China Shenhua Energy, the listed flagship of the country’s largest coal miner Shenhua Group, has raised its budget for building coal-fired power plants this year, despite worsening industry over-capacity.
The move comes after being told by local governments that some of its projects will receive guaranteed power dispatch if they are completed by a certain deadline, after which they may have to rely on their own sales effort to sell the output.
The policy highlights just how considerations between the central and local governments can diverge when it comes to power capacity management.
Asked on Monday, if this would worsen the nation’s over-supply of generation capacity – something Beijing is trying to eradicate – and exacerbate a decline in plant utilisation which is at its lowest levels in three decades, the company’s vice chairman Ling Wen said Shenhua would only push ahead with projects that reach their target expected return rates.
“We have re-examined our project pipeline according to their projected utilisation hours, coal costs, and power grid dispatch volumes,” he told reporters on Monday.
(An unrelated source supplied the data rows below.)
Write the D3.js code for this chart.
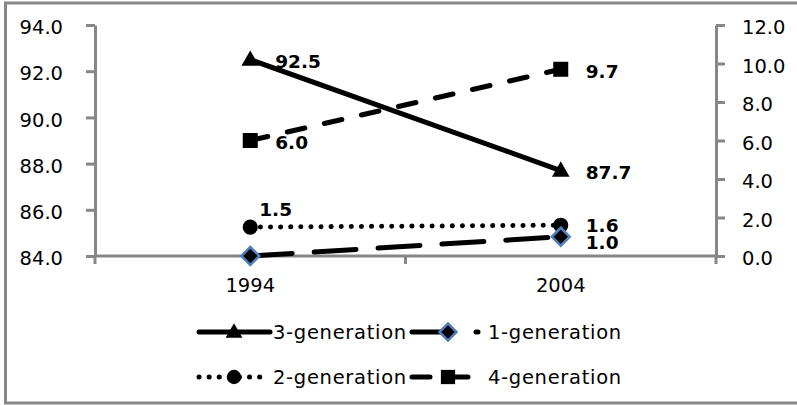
<!DOCTYPE html>
<html>
<head>
<meta charset="utf-8">
<script src="https://cdn.jsdelivr.net/npm/d3@7"></script>
<style>
  html, body { margin: 0; padding: 0; background: #fff; }
  svg { display: block; }
  text { font-family: "DejaVu Sans", sans-serif; fill: #000; }
</style>
</head>
<body>
<svg id="chart" width="797" height="405"></svg>
<script>
// ---- Data ----
const categories = ["1994", "2004"];
const leftTicks = [84, 86, 88, 90, 92, 94];
const rightTicks = [0, 2, 4, 6, 8, 10, 12];
const gen3Values = [92.5, 87.7];   // left axis
const gen1Values = [0.0, 1.0];     // right axis
const gen2Values = [1.5, 1.6];     // right axis
const gen4Values = [6.0, 9.7];     // right axis
const gen3Labels = ["92.5", "87.7"];
const gen1Labels = [null, "1.0"];
const gen2Labels = ["1.5", "1.6"];
const gen4Labels = ["6.0", "9.7"];
const seriesNames = ["3-generation", "1-generation", "2-generation", "4-generation"];

// ---- Layout ----
const svg = d3.select("#chart");
const plot = { left: 95, right: 716, top: 25, bottom: 256 };
const axisColor = "#878787";

const x = d3.scalePoint().domain(categories).range([plot.left, plot.right]).padding(0.5);
const yL = d3.scaleLinear().domain([84, 94]).range([plot.bottom, plot.top]);
const yR = d3.scaleLinear().domain([0, 12]).range([plot.bottom, plot.top]);

// frame
svg.append("rect").attr("x", 5.5).attr("y", 3).attr("width", 800).attr("height", 400)
  .attr("fill", "none").attr("stroke", axisColor).attr("stroke-width", 3);

// axes
function styleAxis(g) {
  g.selectAll(".domain").attr("stroke", axisColor).attr("stroke-width", 3);
  g.selectAll(".tick line").attr("stroke", axisColor).attr("stroke-width", 3);
  g.selectAll(".tick text").style("font-size", "19.5px").attr("fill", "#000");
}
const axL = d3.axisLeft(yL).tickValues(leftTicks).tickFormat(d3.format(".1f")).tickSize(9).tickSizeOuter(0).tickPadding(23);
const gL = svg.append("g").attr("transform", `translate(${plot.left},0)`).call(axL).call(styleAxis);
gL.selectAll(".tick text").attr("dy", "0.45em");

const axR = d3.axisRight(yR).tickValues(rightTicks).tickFormat(d3.format(".1f")).tickSize(9).tickSizeOuter(0).tickPadding(17);
const gR = svg.append("g").attr("transform", `translate(${plot.right},0)`).call(axR).call(styleAxis);
gR.selectAll(".tick text").attr("dy", "0.45em");

// x axis: line plus boundary ticks
const step = x.step();
const xg = svg.append("g").attr("transform", `translate(0,${plot.bottom})`);
xg.append("line").attr("x1", plot.left).attr("x2", plot.right).attr("stroke", axisColor).attr("stroke-width", 3);
const bounds = [plot.left].concat(categories.map(c => x(c) + step / 2));
xg.selectAll(".bt").data(bounds).join("line")
  .attr("x1", d => d).attr("x2", d => d).attr("y1", 0).attr("y2", 8)
  .attr("stroke", axisColor).attr("stroke-width", 3);
xg.selectAll(".cl").data(categories).join("text")
  .attr("x", d => x(d)).attr("y", 36).attr("text-anchor", "middle")
  .style("font-size", "19.5px").text(d => d);

// ---- Series ----
const diamondPath = (s) => `M0,${-s}L${s},0L0,${s}L${-s},0Z`;
const series = [
  { name: seriesNames[0], values: gen3Values, labels: gen3Labels, y: yL, dash: null, marker: "triangle" },
  { name: seriesNames[2], values: gen2Values, labels: gen2Labels, y: yR, dash: "0.1,10", marker: "circle" },
  { name: seriesNames[1], values: gen1Values, labels: gen1Labels, y: yR, dash: "42,22", marker: "diamond" },
  { name: seriesNames[3], values: gen4Values, labels: gen4Labels, y: yR, dash: "18,20", marker: "square" }
];

function drawMarker(g, type, cx, cy, scale) {
  scale = scale || 1;
  if (type === "triangle") {
    g.append("path").attr("d", d3.symbol(d3.symbolTriangle, 135 * scale * scale)())
      .attr("transform", `translate(${cx},${cy + 1})`).attr("fill", "#000");
  } else if (type === "circle") {
    g.append("path").attr("d", d3.symbol(d3.symbolCircle, 180 * scale * scale)())
      .attr("transform", `translate(${cx},${cy})`).attr("fill", "#000");
  } else if (type === "square") {
    g.append("path").attr("d", d3.symbol(d3.symbolSquare, 225 * scale * scale)())
      .attr("transform", `translate(${cx},${cy})`).attr("fill", "#000");
  } else if (type === "diamond") {
    g.append("path").attr("d", diamondPath(9 * scale))
      .attr("transform", `translate(${cx},${cy})`).attr("fill", "#000")
      .attr("stroke", "#4F81BD").attr("stroke-width", 2.5);
  }
}

// label offsets (dx from point to label left edge, dy from point to label centre)
const labelOffset = {
  "3-generation": [[25, 2], [25, 2]],
  "2-generation": [[9, -18], [25, 0]],
  "1-generation": [[25, 2], [25, 6]],
  "4-generation": [[25, 2], [25, 2]]
};

const marksG = svg.append("g");
series.forEach(s => {
  const line = d3.line().x((d, i) => x(categories[i])).y(d => s.y(d));
  marksG.append("path").datum(s.values).attr("d", line)
    .attr("fill", "none").attr("stroke", "#000").attr("stroke-width", 5)
    .attr("stroke-linecap", "round")
    .attr("stroke-dasharray", s.dash);
});
series.forEach(s => {
  s.values.forEach((v, i) => drawMarker(marksG, s.marker, x(categories[i]), s.y(v)));
});
const fsLab = 18.5;
series.forEach(s => {
  s.values.forEach((v, i) => {
    if (!s.labels[i]) return;
    const off = labelOffset[s.name][i];
    marksG.append("text")
      .attr("x", x(categories[i]) + off[0])
      .attr("y", s.y(v) + off[1] + fsLab * 0.36)
      .style("font-size", fsLab + "px").style("font-weight", "bold")
      .text(s.labels[i]);
  });
});

// ---- Legend ----
const legendItems = [
  { s: series[0], x0: 199, y: 332, len: 71 },
  { s: series[2], x0: 412, y: 332, len: 66 },
  { s: series[1], x0: 199, y: 377, len: 64 },
  { s: series[3], x0: 412, y: 377, len: 64 }
];
const legG = svg.append("g");
legendItems.forEach(it => {
  legG.append("line").attr("x1", it.x0).attr("x2", it.x0 + it.len).attr("y1", it.y).attr("y2", it.y)
    .attr("stroke", "#000").attr("stroke-width", 5).attr("stroke-linecap", "round")
    .attr("stroke-dasharray", it.s.dash);
  drawMarker(legG, it.s.marker, it.x0 + (it.x0 > 300 ? 36 : 35), it.y, 0.95);
  legG.append("text").attr("x", it.x0 + (it.x0 > 300 ? 76 : 74)).attr("y", it.y + 19.5 * 0.36)
    .style("font-size", "19.5px").style("letter-spacing", "0.7px").text(it.s.name);
});
</script>
</body>
</html>
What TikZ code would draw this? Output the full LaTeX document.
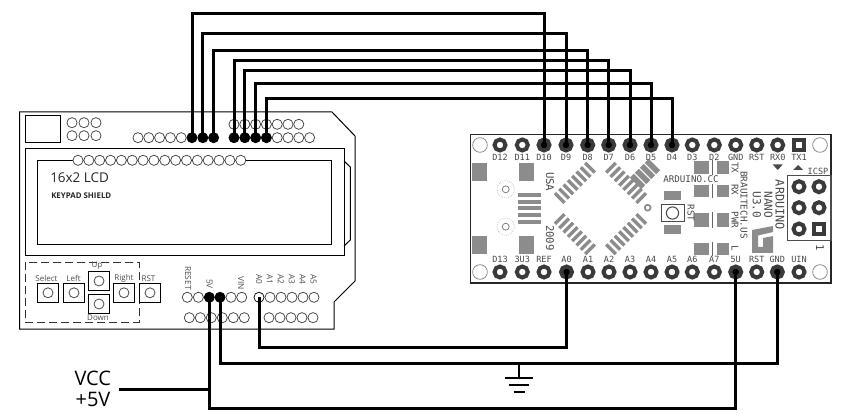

“We would only go ahead with projects that meet our internal return-rate requirements.”
On Friday China Shenhua posted a 19.3 per cent year-on-year decline in net profit for the first half, with operating profit from coal mining sinking 32.4 per cent.
The company mines and transports coal, generates power and produces downstream chemicals, and in March unveiled a total capital expenditure budget of 20 billion yuan for this year.
One of the nation’s largest power producers, it did not provide a breakdown of the budget at the time, contrary to the traditional practise of giving itself room to maneuver as policy and market conditions change.
But announcing its interim results on Friday, officials said that budget has now been raised to 27.5 billion yuan, of which 20.75 billion yuan was on power plants construction, 2.12 billion yuan will be on mine construction and revamp, 4.45 billion yuan on logistics facilities, and 180 million yuan on chemical plants.
Ling said the extra would mainly be spent on power plant construction, after a review of its entire project pipeline.
“We have suspended some projects, slowed the progress of others and pushed ahead with some,” he said.
“In deciding whether to go ahead with a project, we not only consider the project’s own return, but take into account a project’s profit contribution to our mining, rail and port operations.”
Nearly a quarter of the company’s coal output was fed into its own power plants last year, he said.
Chairman Zhang Yuzhuo added that Beijing is likely to continue its stringent shutting down of 500 million tonnes of outdated uncompetitive annual mining capacity, and curtail 500 million tonnes of output from other mines.
China was estimated to have 5.7 billion tonnes of annual coal mining capacity, compare to this year’s projected output of 3.5 billion tonnes.
The government ordered all mines to slash their annual operating days from 330 to no more than 276 from May 1, amounting to a 16 per cent reduction in capacity that resulted in a sharp price rebound.
The country had reached just 38 per cent of its annual capacity reduction target by the end of July, according to industry regulator National Development and Reform Commission.
The spot market price for benchmark high-grade coal mined in Shanxi province has surged from 350 yuan a tonne in November to over 450 yuan this month, and may rise further due to strong summer demand and low inventory at ports and power plants, according to a BOC International report.
Zhang said further sharp rises are unlikely and prices are expected to be range-bound, since Beijing could adjust its policies to stem the rally.
China Shenhua on Friday posted a 19.3 per cent year-on-year decline in net profit to 10.83 billion yuan for the year’s first half, matching its preliminary figures unveiled early this month.
First-half operating profit from coal mining sank 32.4 per cent year-on-year to 5.16 billion yuan, hurt by a 14.5 per cent fall in the average selling price to 271 yuan a tonne, which more than offset a 4.8 per cent rise in sales volume.
Operating profit from power generation also tumbled 21.9 per cent year-on-year to 8.17 billion yuan, on the back of a 10.5 per cent decline in the average power selling price and a 7.1 per cent fall in average plant utilisation to 2,051 hours. Output edged up 1.1 per cent year-on-year.
Lower utilisation is currently crimping the firm’s profit margins, since more fixed costs like maintenance and depreciation have to be borne by each unit of power sales.
Its railway division saw operating profit jump 45.4 per cent year-on-year to 7.66 billion yuan, thanks to the commissioning of new rail lines that boosted revenue by 21.5 per cent.
The port segment also saw operating profit grow 106 per cent year-on-year to 1.17 billion yuan due to higher throughput at its Huanghua port near Tianjin.
China Shenhua’s share price fell 0.9 per cent to HK$13.6 at 2:34pm on Monday, compared with a 0.4 per cent fall of the Hang Seng Index. They have gained 11.7 per cent year-to-date, outperforming the index’s 4.1 per cent rise.